Problem requirements:
Locate the lines where "matplotlib" occurs and copy them as they stand.

[Source code of charts]

<<<<

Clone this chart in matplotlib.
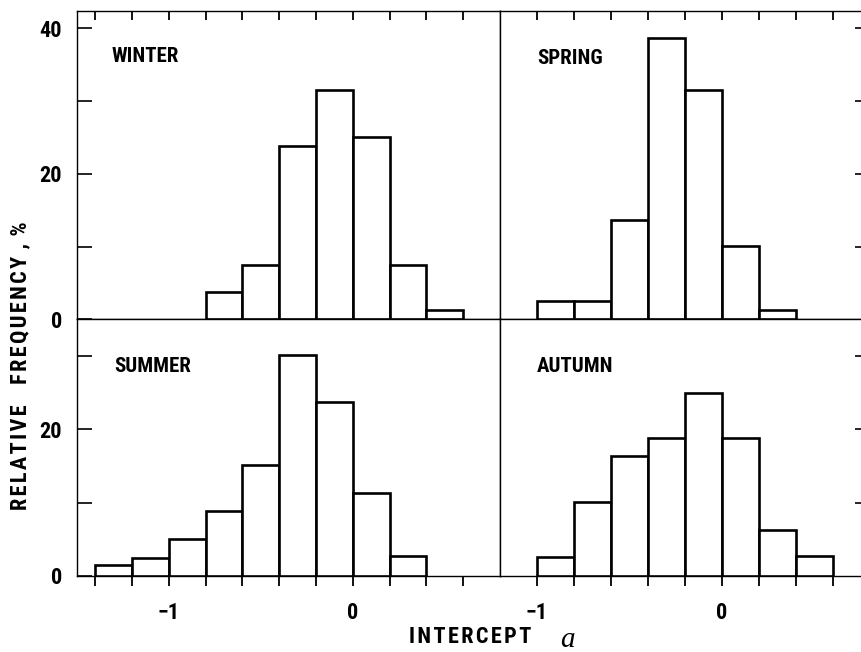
import numpy as np
import matplotlib
matplotlib.use("Agg")
import matplotlib.pyplot as plt
from matplotlib.ticker import FixedLocator, FixedFormatter

plt.rcParams['font.family'] = ['Roboto Condensed', 'DejaVu Sans']
plt.rcParams['font.stretch'] = 'condensed'
plt.rcParams['font.weight'] = 'bold'

# Relative frequency (%) of the intercept a, per season, in bins of width 0.2
bin_width = 0.2
winter_start = -0.8
winter_freq = [3.7, 7.5, 23.8, 31.5, 25.1, 7.5, 1.3]
spring_start = -1.0
spring_freq = [2.5, 2.5, 13.7, 38.7, 31.5, 10.1, 1.3]
summer_start = -1.4
summer_freq = [1.5, 2.5, 5.0, 8.9, 15.2, 30.1, 23.7, 11.3, 2.7]
autumn_start = -1.0
autumn_freq = [2.6, 10.1, 16.3, 18.8, 25.0, 18.8, 6.3, 2.7]

season_names = ["WINTER", "SPRING", "SUMMER", "AUTUMN"]
x_tick_labels = ["\u22121", "0"]
y_tick_labels = ["0", "", "20", "", "40"]

HS = "\u200a"  # hair space for letter spacing


def spaced(s):
    return HS.join(s)


W, H = 862, 652
fig = plt.figure(figsize=(W / 100, H / 100), dpi=100)


def fx(px):
    return px / W


def fy(py):
    return 1 - py / H


xl0, xmid, xr1 = 76.7, 500.0, 869.5
yt0, ymid, yb1 = 10.7, 319.3, 576.0

ax_w = fig.add_axes([fx(xl0), fy(ymid), fx(xmid - xl0), fy(yt0) - fy(ymid)])
ax_sp = fig.add_axes([fx(xmid), fy(ymid), fx(xr1 - xmid), fy(yt0) - fy(ymid)])
ax_su = fig.add_axes([fx(xl0), fy(yb1), fx(xmid - xl0), fy(ymid) - fy(yb1)])
ax_au = fig.add_axes([fx(xmid), fy(yb1), fx(xr1 - xmid), fy(ymid) - fy(yb1)])

panels = [
    (ax_w, winter_start, winter_freq, season_names[0]),
    (ax_sp, spring_start, spring_freq, season_names[1]),
    (ax_su, summer_start, summer_freq, season_names[2]),
    (ax_au, autumn_start, autumn_freq, season_names[3]),
]

label_pos = {ax_w: (112, 57), ax_sp: (537, 58), ax_su: (114, 367), ax_au: (537, 367)}

for ax, start, freq, name in panels:
    lefts = start + bin_width * np.arange(len(freq))
    ax.bar(lefts, freq, width=bin_width, align='edge', color='white',
           edgecolor='black', linewidth=1.9, zorder=3)
    for s in ax.spines.values():
        s.set_linewidth(1.0)
    px, py = label_pos[ax]
    fig.text(fx(px), fy(py), name, fontsize=15, fontweight='bold',
             ha='left', va='center')

# x ranges
for ax in (ax_w, ax_su):
    ax.set_xlim(-1.5, 0.8)
for ax in (ax_sp, ax_au):
    ax.set_xlim(-1.2, 0.8)

# y ranges
for ax in (ax_w, ax_sp):
    ax.set_ylim(0, 42.4)
for ax in (ax_su, ax_au):
    ax.set_ylim(0, 35.0)


def x_ticks(ax):
    lo, hi = ax.get_xlim()
    return [round(v, 1) for v in np.arange(-1.4, 0.61, 0.2) if lo + 1e-6 < v < hi - 1e-6]


# top panels: ticks on top edge only, inward
for ax in (ax_w, ax_sp):
    ax.xaxis.set_major_locator(FixedLocator(x_ticks(ax)))
    ax.tick_params(axis='x', which='both', bottom=False, top=True, labelbottom=False,
                   direction='in', length=6.5, width=1.3)

# bottom panels: ticks on bottom edge, outward, with labels at -1 and 0
for ax in (ax_su, ax_au):
    ax.xaxis.set_major_locator(FixedLocator([-1.0, 0.0]))
    ax.xaxis.set_major_formatter(FixedFormatter(x_tick_labels))
    ax.xaxis.set_minor_locator(FixedLocator(x_ticks(ax)))
    ax.tick_params(axis='x', which='both', bottom=True, top=False, direction='out',
                   length=7.2, width=1.3)
    ax.tick_params(axis='x', which='major', labelsize=16, pad=11.5)

# y ticks
for ax in (ax_w, ax_su):
    ax.yaxis.set_major_locator(FixedLocator([0, 10, 20, 30, 40]))
    ax.yaxis.set_major_formatter(FixedFormatter(y_tick_labels))
    ax.tick_params(axis='y', left=True, right=False, direction='in', length=10.8,
                   width=1.2, labelsize=16, pad=10.5)
for ax in (ax_sp, ax_au):
    ax.yaxis.set_major_locator(FixedLocator([10, 20, 30, 40]))
    ax.tick_params(axis='y', left=False, right=True, labelleft=False, direction='in',
                   length=10, width=1.2)

for lab in ax_w.get_yticklabels() + ax_su.get_yticklabels():
    lab.set_fontweight('bold')
for lab in ax_su.get_xticklabels() + ax_au.get_xticklabels():
    lab.set_fontweight('bold')

fig.text(fx(20), fy(366), spaced("RELATIVE") + "    " + spaced("FREQUENCY") + " " + HS + ", " + HS + "%",
         rotation=90, ha='center', va='center', fontsize=16, fontweight='bold')
fig.text(fx(470), fy(637), spaced("INTERCEPT"), ha='center', va='center', fontsize=16,
         fontweight='bold')
fig.text(fx(567), fy(640), "a", ha='center', va='center', fontsize=21,
         style='italic', fontweight='normal', family='Liberation Serif')

fig.savefig("out.png", dpi=100)
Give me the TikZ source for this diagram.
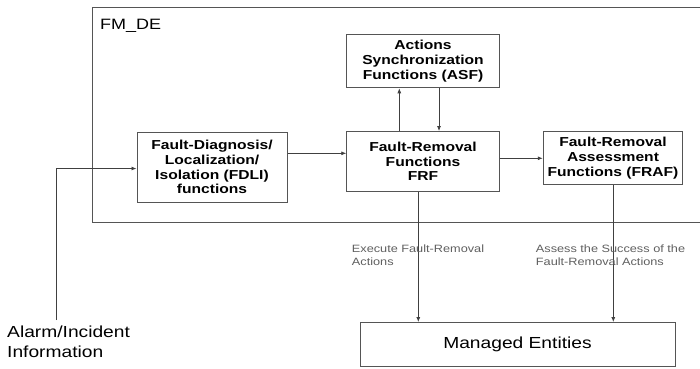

>>>>

Exercise output:
Clone this chart in matplotlib.
import matplotlib
matplotlib.use("Agg")
import matplotlib.pyplot as plt
from matplotlib.ticker import FixedLocator, FixedFormatter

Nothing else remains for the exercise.